Na prática, porém, os orçamentos de carbono mascaram a complexidade atrás da modelagem. Já que o mundo está quase atingindo 1,5 ° C de aquecimento. 

O relatório também aborda o balanço de carbono que nos permitiria respeitar as trajetórias de 1,5 ° C e 2 ° C. A humanidade emitiu 2.560 bilhões de toneladas equivalentes de CO2 desde 1750, e só temos um orçamento de mais 500 se quisermos limitar o aquecimento a 1,5 ° C.

A influência antrópica sobre o clima

Como dito acima, há várias evidências fornecidas pelo último relatório do IPCC que comprovam que irão existir alterações no sistema climático e, consequente ocorrerá  un aumento da temperatura na Terra. Essas alterações no sistema climático têm gerado mudanças climáticas amplas e rápidas (A.1, página 5) e,  isto resultará impactos negativos nos sistemas biológicos, agrícolas e humanos. Sendo assim, apesar dos riscos serem altos em qualquer lugar do mundo ( visto que o aquecimento global não conhece fronteiras) e em diferentes setores da economia, serão as os povos originários e tradicionais, mulheres, negros, camponeses e os LGBTQ os mais impactados.
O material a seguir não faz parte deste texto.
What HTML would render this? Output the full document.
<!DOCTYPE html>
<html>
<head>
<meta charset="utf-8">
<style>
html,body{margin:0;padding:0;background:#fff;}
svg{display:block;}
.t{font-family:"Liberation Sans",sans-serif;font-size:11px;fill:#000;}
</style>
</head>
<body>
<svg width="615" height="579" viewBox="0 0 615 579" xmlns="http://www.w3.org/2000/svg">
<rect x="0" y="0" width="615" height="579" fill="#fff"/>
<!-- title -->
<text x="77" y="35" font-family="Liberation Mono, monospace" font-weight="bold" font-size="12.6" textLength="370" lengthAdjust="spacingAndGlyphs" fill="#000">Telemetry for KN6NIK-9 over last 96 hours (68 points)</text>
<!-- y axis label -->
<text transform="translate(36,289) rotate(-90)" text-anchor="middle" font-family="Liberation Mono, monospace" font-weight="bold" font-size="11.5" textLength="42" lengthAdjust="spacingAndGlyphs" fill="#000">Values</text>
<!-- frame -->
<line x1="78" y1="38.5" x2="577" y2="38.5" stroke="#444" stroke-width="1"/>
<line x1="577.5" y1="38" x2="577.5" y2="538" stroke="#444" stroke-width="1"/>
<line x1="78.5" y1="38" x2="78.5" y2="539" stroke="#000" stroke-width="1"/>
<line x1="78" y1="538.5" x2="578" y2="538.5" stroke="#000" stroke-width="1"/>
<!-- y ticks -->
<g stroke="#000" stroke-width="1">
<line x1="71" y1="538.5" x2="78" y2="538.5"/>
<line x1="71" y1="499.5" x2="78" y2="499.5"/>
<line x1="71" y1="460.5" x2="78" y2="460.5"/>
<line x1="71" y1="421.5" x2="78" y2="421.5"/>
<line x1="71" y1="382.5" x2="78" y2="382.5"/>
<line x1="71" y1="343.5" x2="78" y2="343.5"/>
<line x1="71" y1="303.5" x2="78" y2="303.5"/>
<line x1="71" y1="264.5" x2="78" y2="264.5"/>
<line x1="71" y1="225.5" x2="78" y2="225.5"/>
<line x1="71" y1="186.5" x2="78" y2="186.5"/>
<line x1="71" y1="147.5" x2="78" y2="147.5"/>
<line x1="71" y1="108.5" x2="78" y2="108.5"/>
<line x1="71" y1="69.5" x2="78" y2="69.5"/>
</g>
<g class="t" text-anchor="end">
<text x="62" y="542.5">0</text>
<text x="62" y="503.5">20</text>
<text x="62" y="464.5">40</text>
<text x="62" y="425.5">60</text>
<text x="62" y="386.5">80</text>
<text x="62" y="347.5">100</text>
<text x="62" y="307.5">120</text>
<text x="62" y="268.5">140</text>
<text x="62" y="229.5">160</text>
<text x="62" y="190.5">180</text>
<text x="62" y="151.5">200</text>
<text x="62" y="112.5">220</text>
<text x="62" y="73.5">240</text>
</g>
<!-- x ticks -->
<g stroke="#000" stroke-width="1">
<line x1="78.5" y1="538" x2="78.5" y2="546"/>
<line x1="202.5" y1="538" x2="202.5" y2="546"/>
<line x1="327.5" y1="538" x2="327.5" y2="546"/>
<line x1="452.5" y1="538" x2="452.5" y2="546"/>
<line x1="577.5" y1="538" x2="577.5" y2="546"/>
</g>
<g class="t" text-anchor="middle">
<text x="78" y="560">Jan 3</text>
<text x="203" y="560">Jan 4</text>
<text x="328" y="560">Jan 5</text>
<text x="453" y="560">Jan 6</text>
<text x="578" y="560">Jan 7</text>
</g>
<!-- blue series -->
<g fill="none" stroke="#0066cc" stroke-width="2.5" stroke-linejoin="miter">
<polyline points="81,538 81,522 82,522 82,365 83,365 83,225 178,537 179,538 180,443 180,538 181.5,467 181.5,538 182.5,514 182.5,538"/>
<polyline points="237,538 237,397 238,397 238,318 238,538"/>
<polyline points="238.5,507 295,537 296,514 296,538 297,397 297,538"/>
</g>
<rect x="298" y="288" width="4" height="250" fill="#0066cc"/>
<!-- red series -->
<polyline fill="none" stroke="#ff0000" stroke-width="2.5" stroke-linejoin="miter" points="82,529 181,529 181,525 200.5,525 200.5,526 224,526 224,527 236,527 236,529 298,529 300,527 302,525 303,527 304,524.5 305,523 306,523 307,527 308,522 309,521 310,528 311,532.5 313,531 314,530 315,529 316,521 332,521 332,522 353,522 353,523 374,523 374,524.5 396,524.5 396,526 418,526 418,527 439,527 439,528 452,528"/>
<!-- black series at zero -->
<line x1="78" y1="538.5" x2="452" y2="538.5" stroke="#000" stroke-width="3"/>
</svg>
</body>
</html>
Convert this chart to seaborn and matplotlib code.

  Em 2019, as concentrações atmosféricas de CO2 foram mais altas do que em qualquer momento e as concentrações de metano e óxido nitroso foram mais altas do que em qualquer momento observado.
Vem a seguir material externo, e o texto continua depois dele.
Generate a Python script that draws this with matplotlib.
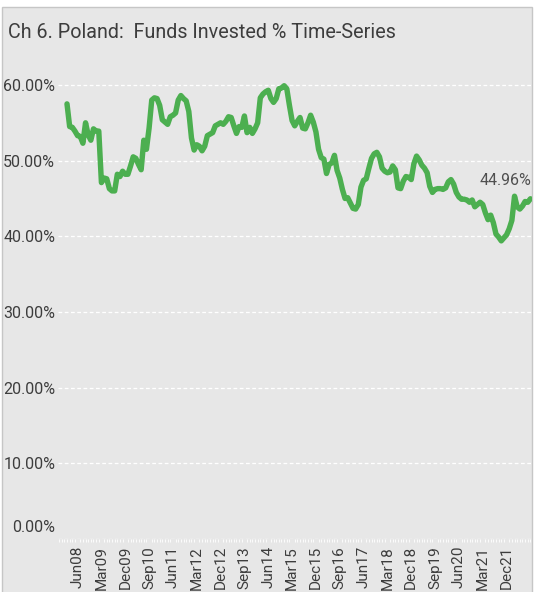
import numpy as np
import pandas as pd
import matplotlib
matplotlib.use("Agg")
import matplotlib.pyplot as plt
import matplotlib.transforms as mtransforms
from matplotlib.patches import Rectangle
from matplotlib.ticker import MultipleLocator

# monthly series, Feb 2008 .. Sep 2022 (% of funds invested)
start_month = "2008-02"
funds_invested = [
    57.5, 54.5, 54.4, 53.9, 53.3, 53.2, 52.3, 55.0, 53.4, 52.7,
    54.2, 53.9, 53.9, 47.1, 47.7, 47.6, 46.3, 46.0, 46.0, 48.2,
    47.9, 48.6, 48.2, 48.2, 49.3, 50.5, 50.3, 49.5, 48.8, 52.7,
    51.5, 54.3, 58.0, 58.3, 58.2, 57.3, 55.4, 55.1, 54.8, 55.8,
    56.0, 56.3, 58.0, 58.6, 58.2, 57.9, 56.5, 53.0, 51.4, 52.1,
    51.9, 51.3, 51.9, 53.3, 53.5, 53.7, 54.6, 54.8, 55.0, 54.8,
    55.2, 55.8, 55.7, 54.6, 53.6, 54.5, 54.4, 55.9, 53.7, 54.4,
    53.6, 54.2, 55.0, 58.3, 58.8, 59.1, 59.3, 58.2, 57.7, 58.2,
    59.5, 59.6, 59.9, 59.5, 57.3, 55.3, 54.6, 55.2, 55.7, 54.3,
    54.2, 55.0, 56.0, 55.1, 53.8, 51.5, 50.4, 50.2, 48.3, 49.5,
    49.7, 50.7, 48.7, 47.7, 46.2, 45.0, 45.1, 44.4, 43.7, 43.6,
    44.2, 46.5, 47.4, 47.6, 49.0, 50.3, 50.9, 51.1, 50.5, 49.0,
    48.6, 48.4, 48.5, 49.3, 48.8, 46.4, 46.3, 47.3, 47.9, 47.8,
    47.5, 49.6, 50.6, 50.1, 49.4, 49.0, 48.4, 46.6, 45.8, 46.2,
    46.3, 46.3, 46.2, 46.4, 47.2, 47.5, 46.9, 45.8, 45.2, 44.9,
    44.9, 44.8, 44.5, 44.8, 43.9, 44.2, 44.5, 44.2, 43.1, 42.2,
    42.8, 41.8, 40.3, 39.9, 39.4, 39.8, 40.2, 41.0, 42.1, 45.3,
    43.9, 43.6, 44.0, 44.6, 44.5, 44.96,
]
tick_labels = ["Jun08", "Mar09", "Dec09", "Sep10", "Jun11", "Mar12", "Dec12",
               "Sep13", "Jun14", "Mar15", "Dec15", "Sep16", "Jun17", "Mar18",
               "Dec18", "Sep19", "Jun20", "Mar21", "Dec21"]
y_ticks = [0, 10, 20, 30, 40, 50, 60]

FONT = ["Roboto", "DejaVu Sans"]
TXT = "#3d3d3d"
GREEN = "#4caf50"
BG = "#e7e7e7"

plt.rcParams["font.family"] = FONT

months = pd.period_range(start_month, periods=len(funds_invested), freq="M")
x = np.arange(len(months))
tick_pos = [months.get_loc(pd.Period(pd.to_datetime(t, format="%b%y"), "M")) for t in tick_labels]

fig = plt.figure(figsize=(5.36, 5.92), dpi=100, facecolor="white")
fig.patches.append(Rectangle((2 / 536, -0.02), 530 / 536, 1.02 - 7 / 592,
                             transform=fig.transFigure, facecolor=BG,
                             edgecolor="#c6c6c6", linewidth=1.0, zorder=-5))

ax = fig.add_axes([58 / 536, 1 - 539 / 592, 474 / 536, 0.8053])
ax.set_zorder(2)
ax.set_facecolor("none")
ax.plot(x, funds_invested, color=GREEN, linewidth=3.9, solid_joinstyle="round",
        solid_capstyle="round", zorder=3)

ax.set_xlim(-3.4, 175.6)
ax.set_ylim(0, 63)
ax.set_yticks(y_ticks)
ax.set_yticklabels([f"{v:.2f}%" for v in y_ticks])
ax.set_xticks(tick_pos)
ax.set_xticklabels(tick_labels, rotation=90)
ax.xaxis.set_minor_locator(MultipleLocator(1))

ax.grid(axis="y", color="white", linestyle=(0, (3, 2)), linewidth=0.9, zorder=1)
for s in ax.spines.values():
    s.set_visible(False)
ax.tick_params(axis="y", length=0, pad=2, labelsize=11.5, labelcolor=TXT)
ax.tick_params(axis="x", which="major", length=0, pad=5, labelsize=11, labelcolor=TXT)
ax.tick_params(axis="x", which="minor", length=2, width=0.6, color="white", direction="out")

# the 0% label sits a little above the axis line, clear of the date labels
zero_lbl = ax.get_yticklabels()[0]
zero_lbl.set_transform(zero_lbl.get_transform() +
                       mtransforms.ScaledTranslation(0, 0.13, fig.dpi_scale_trans))

last = funds_invested[-1]
ax.annotate(f"{last:.2f}%", xy=(x[-1], last), xytext=(1, 13), textcoords="offset points",
            ha="right", va="center", fontsize=11.5, color="#505050")

fig.text(8 / 536, 1 - 32 / 592, "Ch 6. Poland:  Funds Invested % Time-Series",
         ha="left", va="center", fontsize=14.2, color=TXT)

fig.savefig("out.png", dpi=100, facecolor=fig.get_facecolor())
Diretrizes para uma cooperação internacional e regional reforçada

Com este relatório, o IPCC examina pela primeira vez os aspectos regionais das mudanças climáticas. As mudanças climáticas são uma realidade atual e afetam a todos os indivíduos. Dessa forma, o maior agravamento das mudanças climáticas, será sentido  especialmente em pequenos países insulares. Para esses Estados e seus habitantes, a pauta das mudanças climáticas representa uma realidade mais dramática, sobretudo se considerarmos as possibilidades de que, em prazo inferior a um século, estarão submersos no oceano, junto com suas culturas ali desenvolvidas e deixando desabrigadas suas populações. Como o relatorio demonstra, com o aquecimento global  a tendência é que o nível oceânico aumente – “engolindo” os países e cidades costeiras. (B.5.1 P. página 13)
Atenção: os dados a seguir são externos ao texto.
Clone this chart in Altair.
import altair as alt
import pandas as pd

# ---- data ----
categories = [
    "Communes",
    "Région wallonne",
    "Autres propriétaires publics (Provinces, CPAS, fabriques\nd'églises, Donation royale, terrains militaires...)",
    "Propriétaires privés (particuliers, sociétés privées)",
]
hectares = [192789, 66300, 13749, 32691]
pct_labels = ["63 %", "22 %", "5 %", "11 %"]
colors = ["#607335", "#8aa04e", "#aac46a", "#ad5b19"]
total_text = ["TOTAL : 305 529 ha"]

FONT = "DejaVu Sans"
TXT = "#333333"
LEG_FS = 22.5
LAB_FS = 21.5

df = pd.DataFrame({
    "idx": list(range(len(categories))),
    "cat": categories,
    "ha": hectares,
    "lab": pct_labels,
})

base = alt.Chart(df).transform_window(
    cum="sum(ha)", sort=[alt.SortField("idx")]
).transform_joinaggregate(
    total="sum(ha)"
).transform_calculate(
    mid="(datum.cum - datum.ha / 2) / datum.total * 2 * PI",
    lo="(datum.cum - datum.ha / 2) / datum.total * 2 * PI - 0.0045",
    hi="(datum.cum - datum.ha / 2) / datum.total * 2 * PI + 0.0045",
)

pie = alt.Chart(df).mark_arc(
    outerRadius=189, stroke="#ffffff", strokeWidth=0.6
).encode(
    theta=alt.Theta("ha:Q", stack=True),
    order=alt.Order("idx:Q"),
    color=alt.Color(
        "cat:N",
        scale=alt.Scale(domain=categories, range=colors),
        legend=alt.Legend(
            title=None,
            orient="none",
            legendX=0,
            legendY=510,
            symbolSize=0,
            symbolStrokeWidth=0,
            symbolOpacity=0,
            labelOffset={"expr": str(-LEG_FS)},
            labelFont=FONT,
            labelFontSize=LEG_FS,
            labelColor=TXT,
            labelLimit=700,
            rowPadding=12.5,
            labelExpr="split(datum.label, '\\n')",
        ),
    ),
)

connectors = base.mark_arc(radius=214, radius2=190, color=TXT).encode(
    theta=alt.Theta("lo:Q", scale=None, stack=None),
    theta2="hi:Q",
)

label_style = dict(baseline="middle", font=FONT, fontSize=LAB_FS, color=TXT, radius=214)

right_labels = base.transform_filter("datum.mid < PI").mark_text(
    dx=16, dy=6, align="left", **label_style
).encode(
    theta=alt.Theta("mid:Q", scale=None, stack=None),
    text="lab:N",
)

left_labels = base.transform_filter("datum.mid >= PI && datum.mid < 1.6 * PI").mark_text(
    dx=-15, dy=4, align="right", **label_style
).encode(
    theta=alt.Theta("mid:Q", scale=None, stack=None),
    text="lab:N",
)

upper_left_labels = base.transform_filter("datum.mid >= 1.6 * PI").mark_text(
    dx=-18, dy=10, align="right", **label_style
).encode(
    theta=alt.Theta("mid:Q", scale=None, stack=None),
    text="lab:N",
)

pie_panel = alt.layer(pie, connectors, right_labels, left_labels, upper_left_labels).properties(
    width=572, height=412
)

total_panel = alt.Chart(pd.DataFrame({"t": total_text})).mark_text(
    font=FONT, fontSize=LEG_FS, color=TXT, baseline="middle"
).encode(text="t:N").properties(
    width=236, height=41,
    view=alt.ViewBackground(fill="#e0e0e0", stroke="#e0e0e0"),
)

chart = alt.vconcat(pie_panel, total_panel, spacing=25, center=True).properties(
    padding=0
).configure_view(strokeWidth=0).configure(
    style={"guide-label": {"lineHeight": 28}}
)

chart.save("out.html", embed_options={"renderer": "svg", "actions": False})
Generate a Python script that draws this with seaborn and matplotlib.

O  IPCC alerta que cada região deverá experimentar cada vez mais mudanças simultâneas e múltiplas nos fatores de impacto em todo o sistema climático e grande parte de seu estado atual são sem precedentes ao longo de milhares de anos (A.2, página 9)

Nesta última década vimos o derretimento das calotas de gelo ocorrer do mar ártico, ao qual continua derretendo e derreterá por décadas ou séculos… visto que a perda de carbono do permafrost por descongelamento é irreversível(A.2.3, página 9). 

Os impactos serão devastadores, como mudanças severas na circulação marítima, alguns eventos extremos a partir do aquecimento poderão ser prováveis no futuro e a avaliação feita no relatório não pode ser descartada e são parte da avaliação de risco. (C.3, página 21)

Portanto, a observação do relatório é clara: é fundamental que cada ator econômico adote imediatamente uma estratégia agressiva de redução das emissões de GEE. Os Estados têm um papel fundamental para desempenhar o desenrolar da história. O único cenário possível para atingir a meta mais ambiciosa do Acordo de Paris inclui a cooperação plena e coordenada entre todos os países, além da trajetória de emissões que a ambição total dos compromissos climáticos, fortalecendo concretamente suas contribuições nacionais (NDC) até 2030 e respeitando esses compromissos.